The Myanmese population with disposable incomes also generally have other priorities, and there is little tradition of buying art purely for decorative purposes. There's just a handful of passionate collectors in the country and little art criticism: critical thought was not encouraged in the public education system.
Prices have been kept unnaturally low largely because of the underdeveloped and sanctioned bank system, with paintings going for as little as US$250 to US$1,500. With bank machines now present in most big cities and credit card use possible, impulse purchases have been made possible in ways they were not before. Visitor numbers are rising, including more business people, NGO workers and art professionals.
With a 30 per cent surge in visitors to the country last year, a new art market has been created.
"The fear is that with Myanmar opening up some artists may go the way many Vietnamese artists went," says Karin Weber, a gallerist in Hong Kong who imports art from Myanmar. Vietnam has become known for its forgeries and copies.
"[The influx of foreigners] has been a big stimulant to the art scene," says Pattison.
However, prices do not reflect this yet and a balance must be found between marketing to tourists and creating a genuine contemporary movement.

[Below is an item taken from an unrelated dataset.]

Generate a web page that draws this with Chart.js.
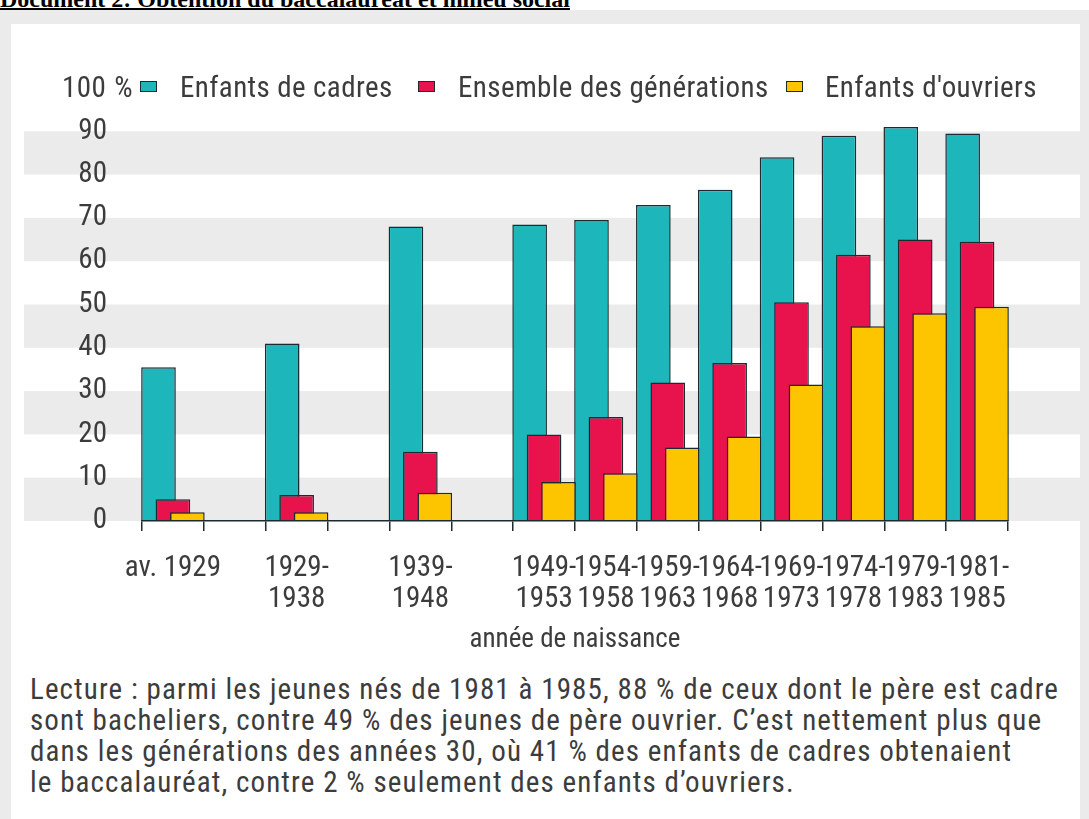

Five must-see galleries in Yangon:
Owned by Gill Pattison who has been championing Myanmese art since 2005. River Two, its second location near Strand Hotel, will open in early August. The new space will allow for more rotating exhibitions, installations and performances.
Myanmese artist Aung Soe Min and his American wife, Nance, have created a hive of activity for a growing number of artists and expatriates. They hope to one day establish an artists' village outside the city.
Not to be confused with the gallery of a similar name run by former intelligence chief Khin Nyunt, Nawaday Thingalar is an offshoot of the Pansodan clan and exhibits a younger wave of artists in a tiny apartment on Yaw Min Gyi Road. There are monthly open-mic nights.
Inya Art Gallery
Founded in 1989, this gallery was for a long time the only independent artist-run gallery of its kind. It now displays the works of a group of 20 artists on rotation.
New Zero Gallery
A non-profit artists' studio that provides materials and a base for anyone who wants to join. Upstairs boasts one of the best collections of books on art around.